Mayer wonders what this will mean in the long-run, since the financial impact of property loss will span far beyond three years.
“With the loss of Paradise, we just had our left arm or our right arm cut off,” Mayer said. “How do we get that arm back? That’s what we’re wrestling with right now.”
He said the influx of people has also lead to congested traffic in and around Chico.
“Everyone we communicate with in the community is being impacted one way or another – if not directly, through association,” he said.
Mayer said if Paradise can be rebuilt in a way that still serves the low-income, elderly and disabled population the Camp Fire displaced, it would become a role model for the rest of the state, if not the nation.
“There’s an opportunity to show how a rebuild can address the needs of all citizens.

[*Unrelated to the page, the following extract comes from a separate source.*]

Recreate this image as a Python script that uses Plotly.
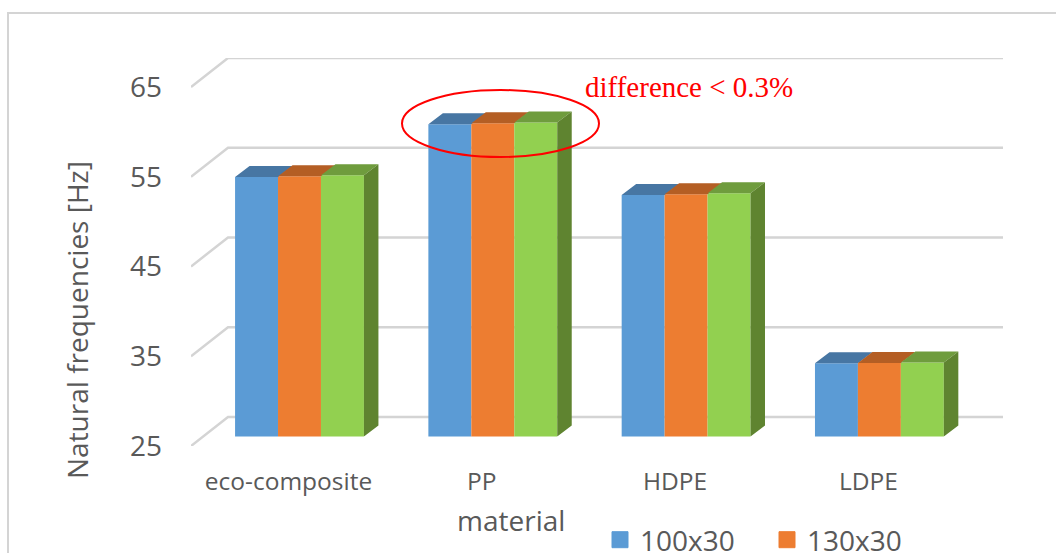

Whether we realize that opportunity or not, that’s for another day,” Mayer said.
In the meantime, Chico is trying to make it easier for people to create more housing. Orme said the city is allowing homeowners to convert buildings on their property into liveable space for 25 percent of the normal cost to do that. It has also authorized some administrative permits to allow people with large plots of land to host RVs and campers.
“It’s a challenge, to say the least, but that’s…what we’ve been called to do right now as a city,” Orme said. “We’re going to continue to find ways of helping the survivor population and continue to keep the quality of life here in Chico that our residents love and they deserve.”